There were previous incarnations of Hull City that were short-lived and played locally. The one we all know was started in 1904 by two groups, one of them were young larkers determined to get a proper club going and the other older wealthier people who had a background in the game locally ( i.e. they had played for NER Dairycoates etc).
I've not read the full thread, so sorry if this is answered earlier, but didn't City (sort of) form from Hull Albany, who were bought out by KR? I seem to recall something about a cricket pitch on Endsleigh, back of Haworth pub.
Albany were a local team in the mid 1890s, reinvented themselves as Hull Town in 1897, and played on Rovers' ground (in West Hull!) when they were away. They disbanded in the summer of 1898. Jack Haller played for them(City's secretary when they got elected to the league in 1905).

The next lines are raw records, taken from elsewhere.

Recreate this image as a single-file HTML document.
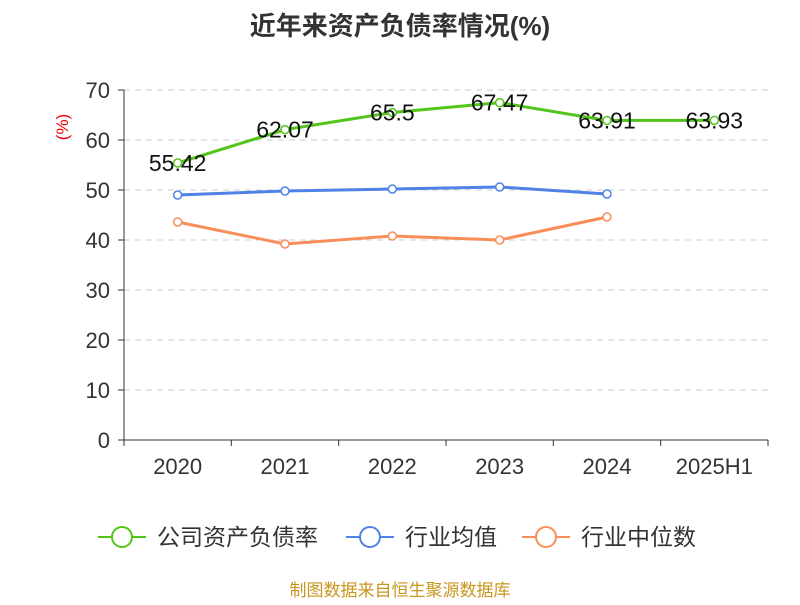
<!DOCTYPE html>
<html><head><meta charset="utf-8">
<style>
body{margin:0;background:#fff;}
svg text{font-family:"Liberation Sans","Noto Sans CJK SC",sans-serif;}
</style></head>
<body>
<svg id="chart" width="800" height="600" viewBox="0 0 800 600">
<text x="400" y="35" text-anchor="middle" font-size="26" font-weight="bold" fill="#333">近年来资产负债率情况(%)</text>
<text transform="translate(68,127) rotate(-90)" text-anchor="middle" font-size="17" fill="#e00">(%)</text>
<g id="grid"></g><g id="axes"></g><g id="series"></g>
<g>
<g><line x1="98" y1="537" x2="146" y2="537" stroke="#52c41a" stroke-width="2"/><circle cx="122" cy="537" r="10" fill="#fff" stroke="#52c41a" stroke-width="2"/><text x="157" y="545" font-size="23" fill="#333">公司资产负债率</text></g>
<g><line x1="346" y1="537" x2="394" y2="537" stroke="#4e82e6" stroke-width="2"/><circle cx="370" cy="537" r="10" fill="#fff" stroke="#4e82e6" stroke-width="2"/><text x="405" y="545" font-size="23" fill="#333">行业均值</text></g>
<g><line x1="522" y1="537" x2="570" y2="537" stroke="#f98e5a" stroke-width="2"/><circle cx="546" cy="537" r="10" fill="#fff" stroke="#f98e5a" stroke-width="2"/><text x="581" y="545" font-size="23" fill="#333">行业中位数</text></g>
</g>
<text x="400" y="596" text-anchor="middle" font-size="17" fill="#c8961e">制图数据来自恒生聚源数据库</text>
</svg>
<script>
const categories=["2020","2021","2022","2023","2024","2025H1"];
const companyValues=[55.42,62.07,65.5,67.47,63.91,63.93];
const companyLabels=["55.42","62.07","65.5","67.47","63.91","63.93"];
const industryAvg=[49.0,49.8,50.2,50.6,49.2];
const industryMedian=[43.6,39.2,40.8,40.0,44.6];
const yTicks=[0,10,20,30,40,50,60,70];
const NS="http://www.w3.org/2000/svg";
const x0=124,x1=768,yb=440,yt=90,yMax=70;
const step=(x1-x0)/categories.length;
const xs=i=>x0+step*(i+0.5);
const ys=v=>yb-(v/yMax)*(yb-yt);
function mk(tag,attrs,parent,txt){const e=document.createElementNS(NS,tag);for(const k in attrs)e.setAttribute(k,attrs[k]);if(txt!==undefined)e.textContent=txt;parent.appendChild(e);return e;}
const grid=document.getElementById('grid'),axes=document.getElementById('axes'),ser=document.getElementById('series');
yTicks.forEach(t=>{
  if(t>0){const l=mk('line',{x1:x0,x2:x1,y1:ys(t),y2:ys(t),stroke:'#ccc','stroke-dasharray':'6,5'},grid);
  
  }
  mk('line',{x1:x0-6,x2:x0,y1:ys(t),y2:ys(t),stroke:'#333'},axes);
  const tx=mk('text',{x:x0-14,y:ys(t)+8,'text-anchor':'end','font-size':22,fill:'#333'},axes,t);
  
  
});
const ya=mk('line',{x1:x0,x2:x0,y1:yt,y2:yb,stroke:'#333'},axes);


const xa=mk('line',{x1:x0,x2:x1,y1:yb,y2:yb,stroke:'#333'},axes);


for(let i=0;i<=categories.length;i++)mk('line',{x1:x0+step*i,x2:x0+step*i,y1:yb,y2:yb+6,stroke:'#333'},axes);
categories.forEach((c,i)=>{const t=mk('text',{x:xs(i),y:474,'text-anchor':'middle','font-size':22,fill:'#333'},axes,c);

});
function series(vals,color,name,labels){
  const g=mk('g',{},ser);
  
  
  mk('polyline',{points:vals.map((v,i)=>xs(i)+','+ys(v)).join(' '),fill:'none',stroke:color,'stroke-width':3},g);
  vals.forEach((v,i)=>{const c=mk('circle',{cx:xs(i),cy:ys(v),r:4,fill:'#fff',stroke:color,'stroke-width':1.5},g);
  
  
  if(labels){const t=mk('text',{x:xs(i),y:ys(v)+8,'text-anchor':'middle','font-size':23,fill:'#111'},g,labels[i]);
  
  }});
}
series(industryMedian,'#f98e5a','industry-median-line');
series(industryAvg,'#4e82e6','industry-avg-line');
series(companyValues,'#52c41a','company-debt-ratio-line',companyLabels);
</script>
</body></html>
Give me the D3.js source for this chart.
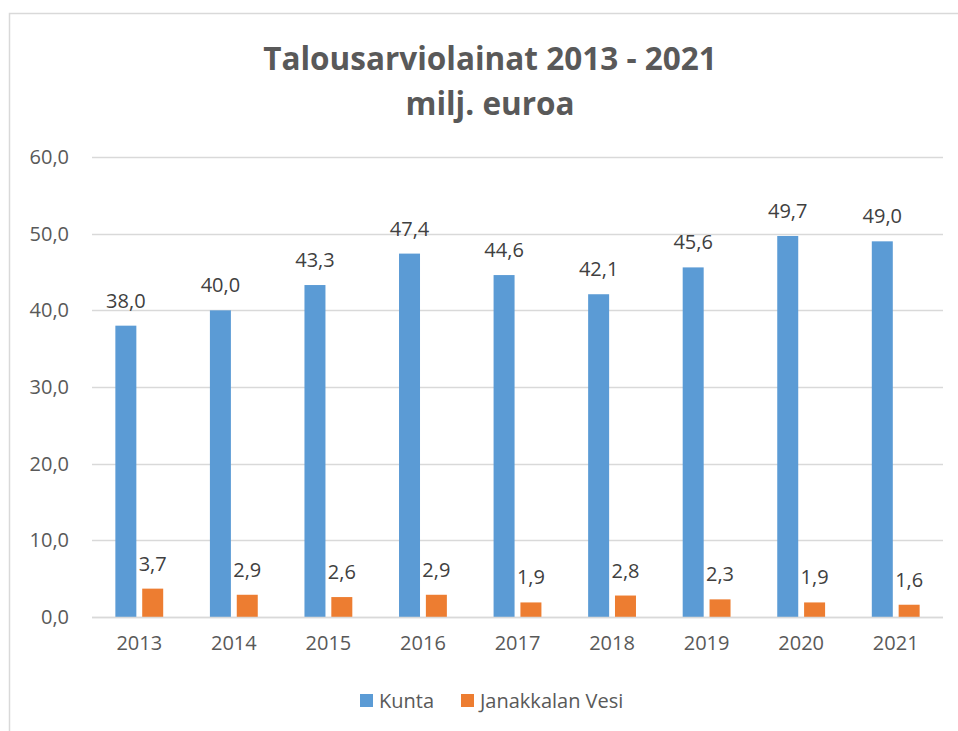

The local amateur teams Harlequins and Hull Comet (around 1900) were the ones containing the local larkers who were the prime movers behind the formation of City.
I couldn't find the bit I'd read before, and I could only find a bit on HKR wiki, where it says, "Hull KR amalgamated their resources with Albany Soccer Club (later to become Hull City A.F.C.)." I seem to think there was something about them doing it to get status, and trying to wipe out the football club in the process.
Rovers initially opted not to join the 1895 rugby schism, so their reserve team joined Albany and raised the quality of that side. Albany then re-named themselves Hull Town so became by a change of name, the unofficial team representing the town (not yet a city at that time) by bearing its name, and played lots more games against out of town teams.
I've just read the start of the thread and realised the questions I asked had already been asked... by me.